What the exercise asks:
Quote the listing below in full and exactly as written, but omit every picture.

Material provided:
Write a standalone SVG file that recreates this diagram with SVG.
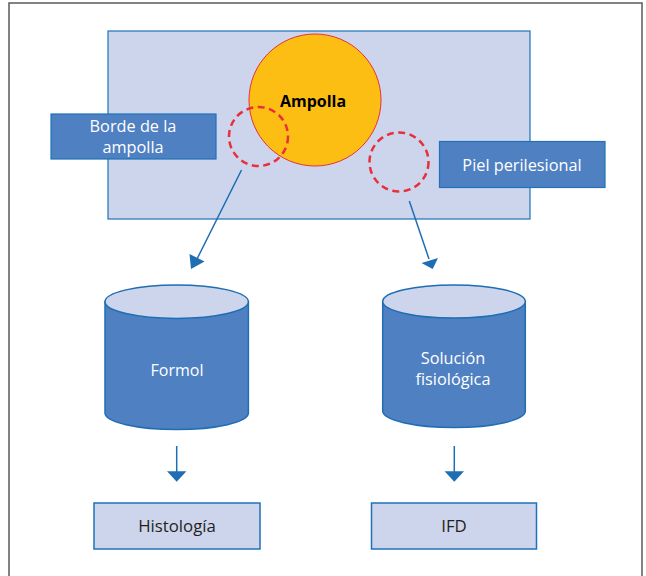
<svg xmlns="http://www.w3.org/2000/svg" width="646" height="576" viewBox="0 0 646 576">
<style>
.frame{fill:#fff;stroke:#5a5a5a;stroke-width:1.5}
.bg{fill:#cdd5ed;stroke:#1f72b8;stroke-width:1.2}
.lbl{fill:#4f80c2;stroke:#1f72b8;stroke-width:1.2}
.res{fill:#cdd5ed;stroke:#1f72b8;stroke-width:1.5}
.cyl{fill:#4f80c2;stroke:#1f6db3;stroke-width:1.5}
.top{fill:#cdd5ed;stroke:#1f6db3;stroke-width:1.5}
.dash{fill:none;stroke:#e8303a;stroke-width:2.5;stroke-dasharray:7 4.5}
.conn{stroke:#1f6db3;stroke-width:1.5;fill:none}
.head{fill:#1f6db3}
.w{font-family:"Open Sans","Liberation Sans",sans-serif;font-size:16.3px;fill:#fff;text-anchor:middle}
.d{font-family:"Open Sans","Liberation Sans",sans-serif;font-size:16.8px;fill:#231f20;text-anchor:middle}
</style>
<rect class="frame" x="9" y="3" width="633" height="580"/>
<g id="skin">
<rect class="bg" x="108" y="31" width="422" height="188"/>
</g>
<g id="ampolla">
<circle cx="315" cy="100" r="66" fill="#fdbe14" stroke="#e8303a" stroke-width="1"/>
<text x="313" y="107" style="font-family:'Open Sans','Liberation Sans',sans-serif;font-size:16px;font-weight:bold;fill:#000;text-anchor:middle">Ampolla</text>
</g>
<g id="sample-borde">
<circle class="dash" cx="258.5" cy="136.5" r="29.5"/>
</g>
<g id="sample-piel">
<circle class="dash" cx="399" cy="162" r="29.5"/>
</g>
<g id="borde">
<rect class="lbl" x="51" y="114" width="165" height="45"/>
<text class="w" x="133" y="132">Borde de la</text>
<text class="w" x="133" y="153">ampolla</text>
</g>
<g id="piel">
<rect class="lbl" x="439.5" y="141.5" width="165.5" height="46"/>
<text class="w" x="522" y="171">Piel perilesional</text>
</g>
<g id="formol">
<path class="cyl" d="M105,301.7 V413 A71.7,16.5 0 0 0 248.4,413 V301.7 Z"/>
<ellipse class="top" cx="176.7" cy="301.7" rx="71.7" ry="16.7"/>
<text class="w" x="177" y="375.5" style="font-size:16px">Formol</text>
</g>
<g id="solucion">
<path class="cyl" d="M382.7,301.5 V411 A71.3,16.5 0 0 0 525.3,411 V301.5 Z"/>
<ellipse class="top" cx="454" cy="301.5" rx="71.3" ry="16.5"/>
<text class="w" x="453" y="364.3" style="font-size:16.3px">Solución</text>
<text class="w" x="453" y="384.5" style="font-size:16.3px">fisiológica</text>
</g>
<g id="histologia">
<rect class="res" x="94" y="503" width="166" height="46"/>
<text class="d" x="177" y="532">Histología</text>
</g>
<g id="ifd">
<rect class="res" x="371.5" y="503" width="165" height="46"/>
<text class="d" x="454" y="532">IFD</text>
</g>
<g id="connectors">
<line class="conn" x1="241.5" y1="170" x2="197" y2="259"/>
<polygon class="head" points="191,269 189.5,254 204.5,261.5"/>
<line class="conn" x1="409.3" y1="201" x2="429" y2="259"/>
<polygon class="head" points="432.7,269 421.5,263 438,258"/>
<line class="conn" x1="176.7" y1="446" x2="176.7" y2="472"/>
<polygon class="head" points="167,471.3 186.4,471.3 176.7,481.7"/>
<line class="conn" x1="454.3" y1="446" x2="454.3" y2="472"/>
<polygon class="head" points="444.6,471.3 464,471.3 454.3,481.7"/>
</g>
</svg>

Output of the exercise:
Write a standalone SVG file that recreates this diagram with SVG.
<svg xmlns="http://www.w3.org/2000/svg" width="646" height="576" viewBox="0 0 646 576">
<style>
.frame{fill:#fff;stroke:#5a5a5a;stroke-width:1.5}
.bg{fill:#cdd5ed;stroke:#1f72b8;stroke-width:1.2}
.lbl{fill:#4f80c2;stroke:#1f72b8;stroke-width:1.2}
.res{fill:#cdd5ed;stroke:#1f72b8;stroke-width:1.5}
.cyl{fill:#4f80c2;stroke:#1f6db3;stroke-width:1.5}
.top{fill:#cdd5ed;stroke:#1f6db3;stroke-width:1.5}
.dash{fill:none;stroke:#e8303a;stroke-width:2.5;stroke-dasharray:7 4.5}
.conn{stroke:#1f6db3;stroke-width:1.5;fill:none}
.head{fill:#1f6db3}
.w{font-family:"Open Sans","Liberation Sans",sans-serif;font-size:16.3px;fill:#fff;text-anchor:middle}
.d{font-family:"Open Sans","Liberation Sans",sans-serif;font-size:16.8px;fill:#231f20;text-anchor:middle}
</style>
<rect class="frame" x="9" y="3" width="633" height="580"/>
<g id="skin">
<rect class="bg" x="108" y="31" width="422" height="188"/>
</g>
<g id="ampolla">
<circle cx="315" cy="100" r="66" fill="#fdbe14" stroke="#e8303a" stroke-width="1"/>
<text x="313" y="107" style="font-family:'Open Sans','Liberation Sans',sans-serif;font-size:16px;font-weight:bold;fill:#000;text-anchor:middle">Ampolla</text>
</g>
<g id="sample-borde">
<circle class="dash" cx="258.5" cy="136.5" r="29.5"/>
</g>
<g id="sample-piel">
<circle class="dash" cx="399" cy="162" r="29.5"/>
</g>
<g id="borde">
<rect class="lbl" x="51" y="114" width="165" height="45"/>
<text class="w" x="133" y="132">Borde de la</text>
<text class="w" x="133" y="153">ampolla</text>
</g>
<g id="piel">
<rect class="lbl" x="439.5" y="141.5" width="165.5" height="46"/>
<text class="w" x="522" y="171">Piel perilesional</text>
</g>
<g id="formol">
<path class="cyl" d="M105,301.7 V413 A71.7,16.5 0 0 0 248.4,413 V301.7 Z"/>
<ellipse class="top" cx="176.7" cy="301.7" rx="71.7" ry="16.7"/>
<text class="w" x="177" y="375.5" style="font-size:16px">Formol</text>
</g>
<g id="solucion">
<path class="cyl" d="M382.7,301.5 V411 A71.3,16.5 0 0 0 525.3,411 V301.5 Z"/>
<ellipse class="top" cx="454" cy="301.5" rx="71.3" ry="16.5"/>
<text class="w" x="453" y="364.3" style="font-size:16.3px">Solución</text>
<text class="w" x="453" y="384.5" style="font-size:16.3px">fisiológica</text>
</g>
<g id="histologia">
<rect class="res" x="94" y="503" width="166" height="46"/>
<text class="d" x="177" y="532">Histología</text>
</g>
<g id="ifd">
<rect class="res" x="371.5" y="503" width="165" height="46"/>
<text class="d" x="454" y="532">IFD</text>
</g>
<g id="connectors">
<line class="conn" x1="241.5" y1="170" x2="197" y2="259"/>
<polygon class="head" points="191,269 189.5,254 204.5,261.5"/>
<line class="conn" x1="409.3" y1="201" x2="429" y2="259"/>
<polygon class="head" points="432.7,269 421.5,263 438,258"/>
<line class="conn" x1="176.7" y1="446" x2="176.7" y2="472"/>
<polygon class="head" points="167,471.3 186.4,471.3 176.7,481.7"/>
<line class="conn" x1="454.3" y1="446" x2="454.3" y2="472"/>
<polygon class="head" points="444.6,471.3 464,471.3 454.3,481.7"/>
</g>
</svg>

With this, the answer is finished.